According to the Java Tutorial , the
Converting an object of a wrapper type (Integer) to its corresponding primitive (int) value is called unboxing. The Java compiler applies unboxing when an object of a wrapper class is:
- Passed as a parameter to a method that expects a value of the corresponding primitive type.
- Assigned to a variable of the corresponding primitive type.
Why does unboxing occur in this case?
char l = 0;
int arr[] = new int[]{1,2,3};
System.out.println(arr[new Integer(1)]);
Where in this scenario does either of those things happen? Is there an underlying method that governs element access in an array? Or does [] imply some sort of variable?
The JLS 15, §15.10.3 is pretty clear on this one:
...
The index expression undergoes unary numeric promotion ( §5.6 ). The promoted type must be
int
, or a compile-time error occurs....
Similar paragraphs can be found in older JLSes, eg JLS 8, §15.10.3 .

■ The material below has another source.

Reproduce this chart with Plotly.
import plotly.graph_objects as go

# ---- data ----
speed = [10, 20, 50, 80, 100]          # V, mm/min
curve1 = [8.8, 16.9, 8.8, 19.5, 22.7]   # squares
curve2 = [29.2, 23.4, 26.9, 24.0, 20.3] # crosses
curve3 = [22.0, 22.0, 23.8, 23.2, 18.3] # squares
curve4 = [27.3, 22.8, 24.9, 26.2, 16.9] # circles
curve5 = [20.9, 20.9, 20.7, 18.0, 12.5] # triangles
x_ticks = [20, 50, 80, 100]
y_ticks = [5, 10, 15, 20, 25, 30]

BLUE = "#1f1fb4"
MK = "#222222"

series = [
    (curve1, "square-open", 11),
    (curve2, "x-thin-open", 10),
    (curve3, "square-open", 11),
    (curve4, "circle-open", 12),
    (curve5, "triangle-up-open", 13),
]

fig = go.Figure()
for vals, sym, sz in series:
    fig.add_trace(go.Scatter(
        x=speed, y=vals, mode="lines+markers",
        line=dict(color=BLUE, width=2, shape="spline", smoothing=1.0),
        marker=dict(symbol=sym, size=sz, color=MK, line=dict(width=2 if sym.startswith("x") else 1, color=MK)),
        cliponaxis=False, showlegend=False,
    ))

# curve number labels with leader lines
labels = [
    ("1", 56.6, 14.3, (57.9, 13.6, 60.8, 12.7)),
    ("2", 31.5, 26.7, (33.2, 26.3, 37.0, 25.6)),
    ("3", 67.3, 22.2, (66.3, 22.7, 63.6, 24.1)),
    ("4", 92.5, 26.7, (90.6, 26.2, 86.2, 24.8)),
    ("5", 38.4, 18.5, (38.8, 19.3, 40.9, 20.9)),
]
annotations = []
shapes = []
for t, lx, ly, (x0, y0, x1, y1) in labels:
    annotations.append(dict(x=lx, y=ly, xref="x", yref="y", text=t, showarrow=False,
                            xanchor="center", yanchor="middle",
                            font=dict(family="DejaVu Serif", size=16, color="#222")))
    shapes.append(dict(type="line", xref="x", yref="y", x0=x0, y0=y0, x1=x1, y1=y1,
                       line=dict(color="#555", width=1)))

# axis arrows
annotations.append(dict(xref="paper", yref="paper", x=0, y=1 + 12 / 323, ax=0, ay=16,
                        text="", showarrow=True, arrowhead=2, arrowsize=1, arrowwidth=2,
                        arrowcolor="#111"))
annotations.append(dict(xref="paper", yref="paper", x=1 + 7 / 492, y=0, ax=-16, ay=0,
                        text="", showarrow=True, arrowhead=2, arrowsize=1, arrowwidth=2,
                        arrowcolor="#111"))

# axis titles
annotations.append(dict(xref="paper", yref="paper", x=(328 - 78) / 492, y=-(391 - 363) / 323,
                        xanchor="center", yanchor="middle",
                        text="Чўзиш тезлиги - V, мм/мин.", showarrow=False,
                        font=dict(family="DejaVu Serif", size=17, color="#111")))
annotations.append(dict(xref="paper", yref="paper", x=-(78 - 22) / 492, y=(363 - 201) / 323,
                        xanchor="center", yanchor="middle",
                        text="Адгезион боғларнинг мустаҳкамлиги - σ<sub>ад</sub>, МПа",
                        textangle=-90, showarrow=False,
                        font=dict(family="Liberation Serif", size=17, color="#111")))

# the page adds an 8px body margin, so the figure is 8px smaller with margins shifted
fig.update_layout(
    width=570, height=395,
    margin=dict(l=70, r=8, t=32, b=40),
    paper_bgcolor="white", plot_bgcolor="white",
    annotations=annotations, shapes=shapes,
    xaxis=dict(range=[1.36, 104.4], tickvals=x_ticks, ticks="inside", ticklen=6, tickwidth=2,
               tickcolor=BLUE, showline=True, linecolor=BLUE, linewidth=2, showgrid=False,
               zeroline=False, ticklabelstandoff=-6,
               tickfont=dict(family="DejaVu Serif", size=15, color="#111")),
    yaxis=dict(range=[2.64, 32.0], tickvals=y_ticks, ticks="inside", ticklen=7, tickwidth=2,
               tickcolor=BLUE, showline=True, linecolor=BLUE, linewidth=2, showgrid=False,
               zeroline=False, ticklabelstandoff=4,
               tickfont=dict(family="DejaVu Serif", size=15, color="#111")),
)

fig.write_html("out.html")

The unboxing occurs on line three
System.out.println(arr[new Integer(1)]);
arr
is an array as declared on line two
int arr[] = int[]{1, 2, 3};
Note that the type of arr
is an "array of int". All arrays accept an int
for the index being accessed. In line 3, you are passing an Integer
, these two types are not the same. One is a primitive type, while the other is an Object
type. Since there exists a "unboxing conversion" to change the Integer
to an int
, unboxing occurs just before the value is passed as an index into the int
array.
In (arr[new Integer(1)]
the wrapper Integer gets converted to primitive type, because it is used as an array index.